(Data entries)

+---+

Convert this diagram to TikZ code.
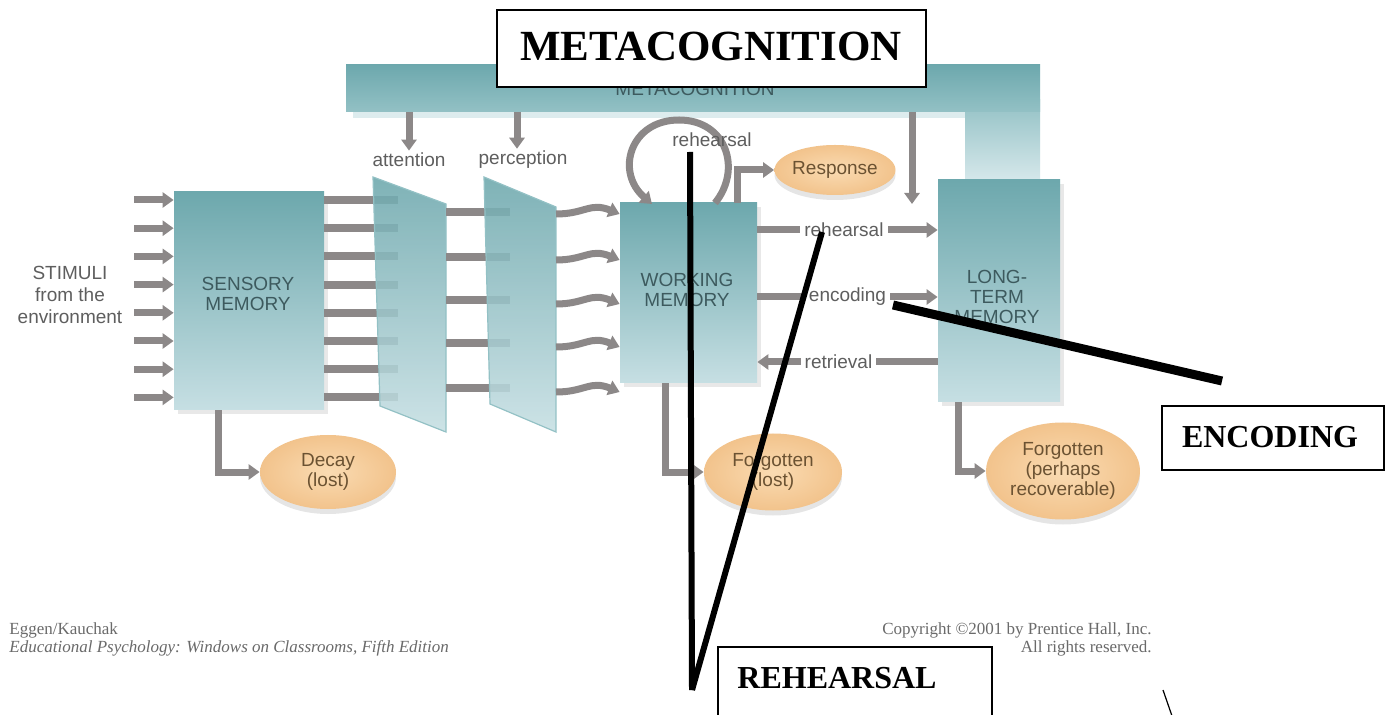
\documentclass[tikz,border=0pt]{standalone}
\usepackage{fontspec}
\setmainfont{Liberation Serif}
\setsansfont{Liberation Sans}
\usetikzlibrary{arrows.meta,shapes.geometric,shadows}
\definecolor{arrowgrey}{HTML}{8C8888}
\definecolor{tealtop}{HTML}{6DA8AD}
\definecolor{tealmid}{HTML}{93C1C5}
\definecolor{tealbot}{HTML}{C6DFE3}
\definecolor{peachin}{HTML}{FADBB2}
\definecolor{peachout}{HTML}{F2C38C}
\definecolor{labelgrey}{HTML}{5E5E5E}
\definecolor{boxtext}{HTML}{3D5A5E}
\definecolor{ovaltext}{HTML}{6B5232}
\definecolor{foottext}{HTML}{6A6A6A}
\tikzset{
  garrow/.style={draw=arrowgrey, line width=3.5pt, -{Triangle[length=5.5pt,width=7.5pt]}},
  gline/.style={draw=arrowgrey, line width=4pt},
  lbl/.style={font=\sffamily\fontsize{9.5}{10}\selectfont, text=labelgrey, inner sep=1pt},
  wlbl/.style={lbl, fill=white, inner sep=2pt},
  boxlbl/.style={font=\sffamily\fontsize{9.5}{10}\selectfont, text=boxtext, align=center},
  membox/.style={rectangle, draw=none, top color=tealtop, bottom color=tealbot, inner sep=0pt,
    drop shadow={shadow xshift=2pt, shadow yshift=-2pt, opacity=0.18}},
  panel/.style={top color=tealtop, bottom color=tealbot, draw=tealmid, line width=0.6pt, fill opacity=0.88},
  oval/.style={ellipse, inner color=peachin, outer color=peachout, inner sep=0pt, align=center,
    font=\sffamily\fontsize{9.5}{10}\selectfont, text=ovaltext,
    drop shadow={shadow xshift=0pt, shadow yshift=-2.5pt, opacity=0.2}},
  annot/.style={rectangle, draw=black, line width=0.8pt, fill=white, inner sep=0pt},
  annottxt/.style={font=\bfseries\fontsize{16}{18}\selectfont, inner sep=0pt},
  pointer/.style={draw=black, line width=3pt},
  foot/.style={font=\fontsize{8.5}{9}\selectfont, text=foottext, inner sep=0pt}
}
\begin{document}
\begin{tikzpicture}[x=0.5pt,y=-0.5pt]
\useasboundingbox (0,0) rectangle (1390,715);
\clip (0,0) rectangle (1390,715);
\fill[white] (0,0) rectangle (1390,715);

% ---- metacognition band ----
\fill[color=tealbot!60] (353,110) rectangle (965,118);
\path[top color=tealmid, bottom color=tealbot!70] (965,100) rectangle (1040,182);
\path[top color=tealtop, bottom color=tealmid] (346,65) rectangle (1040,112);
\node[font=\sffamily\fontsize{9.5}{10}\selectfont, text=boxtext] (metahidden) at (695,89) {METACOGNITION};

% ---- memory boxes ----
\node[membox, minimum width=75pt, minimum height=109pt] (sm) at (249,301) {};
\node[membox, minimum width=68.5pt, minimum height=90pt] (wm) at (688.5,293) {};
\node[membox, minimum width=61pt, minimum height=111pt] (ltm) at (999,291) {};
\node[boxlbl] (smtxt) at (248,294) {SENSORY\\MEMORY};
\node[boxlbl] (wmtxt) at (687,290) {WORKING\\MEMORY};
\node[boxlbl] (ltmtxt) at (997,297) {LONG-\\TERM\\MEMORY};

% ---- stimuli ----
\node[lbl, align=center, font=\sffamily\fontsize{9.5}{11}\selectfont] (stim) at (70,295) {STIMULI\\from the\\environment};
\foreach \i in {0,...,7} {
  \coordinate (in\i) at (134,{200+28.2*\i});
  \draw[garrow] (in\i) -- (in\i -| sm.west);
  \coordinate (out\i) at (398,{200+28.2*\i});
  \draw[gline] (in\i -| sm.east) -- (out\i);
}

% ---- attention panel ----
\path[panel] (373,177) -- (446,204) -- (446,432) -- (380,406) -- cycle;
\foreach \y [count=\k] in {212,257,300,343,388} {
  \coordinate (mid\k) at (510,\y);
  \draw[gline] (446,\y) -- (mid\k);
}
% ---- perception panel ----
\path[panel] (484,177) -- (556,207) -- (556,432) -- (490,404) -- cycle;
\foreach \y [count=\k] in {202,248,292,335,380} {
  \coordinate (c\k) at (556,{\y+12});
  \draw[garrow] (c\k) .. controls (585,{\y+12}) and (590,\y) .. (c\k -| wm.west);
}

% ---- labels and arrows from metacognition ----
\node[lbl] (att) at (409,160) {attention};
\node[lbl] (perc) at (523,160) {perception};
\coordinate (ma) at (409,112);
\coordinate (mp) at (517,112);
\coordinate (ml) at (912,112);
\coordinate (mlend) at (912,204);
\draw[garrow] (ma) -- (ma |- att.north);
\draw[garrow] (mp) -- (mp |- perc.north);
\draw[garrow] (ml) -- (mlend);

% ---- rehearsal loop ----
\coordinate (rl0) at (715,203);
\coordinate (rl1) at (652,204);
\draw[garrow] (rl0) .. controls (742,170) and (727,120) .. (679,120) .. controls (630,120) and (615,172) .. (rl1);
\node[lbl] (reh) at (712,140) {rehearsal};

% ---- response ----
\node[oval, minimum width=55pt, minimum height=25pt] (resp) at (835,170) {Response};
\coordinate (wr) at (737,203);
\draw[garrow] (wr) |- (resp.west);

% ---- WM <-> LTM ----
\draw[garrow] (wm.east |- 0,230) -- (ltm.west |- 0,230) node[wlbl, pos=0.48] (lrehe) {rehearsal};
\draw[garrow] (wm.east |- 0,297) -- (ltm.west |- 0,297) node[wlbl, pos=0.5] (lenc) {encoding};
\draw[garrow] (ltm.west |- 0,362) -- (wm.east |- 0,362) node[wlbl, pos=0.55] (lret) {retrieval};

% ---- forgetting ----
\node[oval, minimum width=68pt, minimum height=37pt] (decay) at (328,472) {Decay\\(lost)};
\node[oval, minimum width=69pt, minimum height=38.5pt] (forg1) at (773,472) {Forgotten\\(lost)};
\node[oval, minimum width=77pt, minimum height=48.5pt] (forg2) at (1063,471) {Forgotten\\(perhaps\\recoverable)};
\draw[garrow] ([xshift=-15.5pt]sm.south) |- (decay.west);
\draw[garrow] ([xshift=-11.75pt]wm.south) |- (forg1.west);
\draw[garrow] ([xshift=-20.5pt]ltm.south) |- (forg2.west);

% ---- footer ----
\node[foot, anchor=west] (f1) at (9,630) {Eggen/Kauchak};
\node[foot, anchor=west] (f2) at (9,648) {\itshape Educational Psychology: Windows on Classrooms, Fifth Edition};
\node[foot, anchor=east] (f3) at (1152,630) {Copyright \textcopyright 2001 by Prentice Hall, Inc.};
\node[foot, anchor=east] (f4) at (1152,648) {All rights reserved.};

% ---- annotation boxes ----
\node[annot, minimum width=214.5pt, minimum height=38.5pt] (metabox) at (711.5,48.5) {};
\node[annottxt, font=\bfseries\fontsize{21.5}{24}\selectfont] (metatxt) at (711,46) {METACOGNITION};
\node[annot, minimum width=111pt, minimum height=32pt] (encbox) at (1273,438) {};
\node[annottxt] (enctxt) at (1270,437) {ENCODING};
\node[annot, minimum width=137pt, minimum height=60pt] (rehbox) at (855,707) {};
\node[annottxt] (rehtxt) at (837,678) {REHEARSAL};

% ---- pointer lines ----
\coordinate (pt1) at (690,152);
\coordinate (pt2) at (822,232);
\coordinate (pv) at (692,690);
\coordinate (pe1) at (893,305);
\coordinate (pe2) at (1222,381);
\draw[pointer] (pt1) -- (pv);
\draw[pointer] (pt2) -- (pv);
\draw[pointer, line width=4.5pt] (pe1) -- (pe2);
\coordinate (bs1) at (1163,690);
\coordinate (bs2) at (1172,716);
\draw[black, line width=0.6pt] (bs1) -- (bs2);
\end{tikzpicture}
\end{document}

+---+

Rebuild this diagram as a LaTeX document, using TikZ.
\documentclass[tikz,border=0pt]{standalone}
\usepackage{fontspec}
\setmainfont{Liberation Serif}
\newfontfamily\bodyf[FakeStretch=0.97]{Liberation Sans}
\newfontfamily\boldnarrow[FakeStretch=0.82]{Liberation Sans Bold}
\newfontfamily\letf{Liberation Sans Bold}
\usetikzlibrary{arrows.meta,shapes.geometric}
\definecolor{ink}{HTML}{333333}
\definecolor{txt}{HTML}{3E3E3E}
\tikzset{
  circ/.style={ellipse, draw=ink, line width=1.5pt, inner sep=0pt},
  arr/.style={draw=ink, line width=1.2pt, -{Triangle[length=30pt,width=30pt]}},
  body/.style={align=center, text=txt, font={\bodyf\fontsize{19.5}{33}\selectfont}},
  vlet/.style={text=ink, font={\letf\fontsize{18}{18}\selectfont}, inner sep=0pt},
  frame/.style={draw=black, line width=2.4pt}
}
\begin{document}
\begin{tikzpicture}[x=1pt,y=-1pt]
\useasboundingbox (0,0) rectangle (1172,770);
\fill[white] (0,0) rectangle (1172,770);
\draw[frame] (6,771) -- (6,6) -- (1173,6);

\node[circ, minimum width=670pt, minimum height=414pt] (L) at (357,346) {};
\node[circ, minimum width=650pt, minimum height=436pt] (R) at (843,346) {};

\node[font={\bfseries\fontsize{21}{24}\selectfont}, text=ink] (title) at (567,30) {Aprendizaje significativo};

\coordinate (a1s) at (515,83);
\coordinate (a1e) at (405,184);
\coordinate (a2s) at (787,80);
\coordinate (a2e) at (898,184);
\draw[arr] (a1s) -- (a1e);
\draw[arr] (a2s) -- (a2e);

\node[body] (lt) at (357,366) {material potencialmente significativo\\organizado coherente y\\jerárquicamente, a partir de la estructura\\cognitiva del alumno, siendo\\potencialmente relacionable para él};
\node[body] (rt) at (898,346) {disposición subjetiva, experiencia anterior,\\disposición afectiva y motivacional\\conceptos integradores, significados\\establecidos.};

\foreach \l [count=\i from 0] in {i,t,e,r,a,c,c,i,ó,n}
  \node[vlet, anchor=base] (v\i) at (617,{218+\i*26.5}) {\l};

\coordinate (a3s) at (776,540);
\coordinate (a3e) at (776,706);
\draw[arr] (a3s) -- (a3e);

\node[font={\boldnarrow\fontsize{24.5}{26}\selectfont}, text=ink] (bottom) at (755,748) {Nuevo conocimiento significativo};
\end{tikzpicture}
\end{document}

+---+

**What needs to be done:**
Only the lines from the one with "Rebuild this diagram" to the one with "text=ink] (title) at" are wanted; extract them exactly, both ends included.

**Response:**
Rebuild this diagram as a LaTeX document, using TikZ.
\documentclass[tikz,border=0pt]{standalone}
\usepackage{fontspec}
\setmainfont{Liberation Serif}
\newfontfamily\bodyf[FakeStretch=0.97]{Liberation Sans}
\newfontfamily\boldnarrow[FakeStretch=0.82]{Liberation Sans Bold}
\newfontfamily\letf{Liberation Sans Bold}
\usetikzlibrary{arrows.meta,shapes.geometric}
\definecolor{ink}{HTML}{333333}
\definecolor{txt}{HTML}{3E3E3E}
\tikzset{
  circ/.style={ellipse, draw=ink, line width=1.5pt, inner sep=0pt},
  arr/.style={draw=ink, line width=1.2pt, -{Triangle[length=30pt,width=30pt]}},
  body/.style={align=center, text=txt, font={\bodyf\fontsize{19.5}{33}\selectfont}},
  vlet/.style={text=ink, font={\letf\fontsize{18}{18}\selectfont}, inner sep=0pt},
  frame/.style={draw=black, line width=2.4pt}
}
\begin{document}
\begin{tikzpicture}[x=1pt,y=-1pt]
\useasboundingbox (0,0) rectangle (1172,770);
\fill[white] (0,0) rectangle (1172,770);
\draw[frame] (6,771) -- (6,6) -- (1173,6);

\node[circ, minimum width=670pt, minimum height=414pt] (L) at (357,346) {};
\node[circ, minimum width=650pt, minimum height=436pt] (R) at (843,346) {};

\node[font={\bfseries\fontsize{21}{24}\selectfont}, text=ink] (title) at (567,30) {Aprendizaje significativo};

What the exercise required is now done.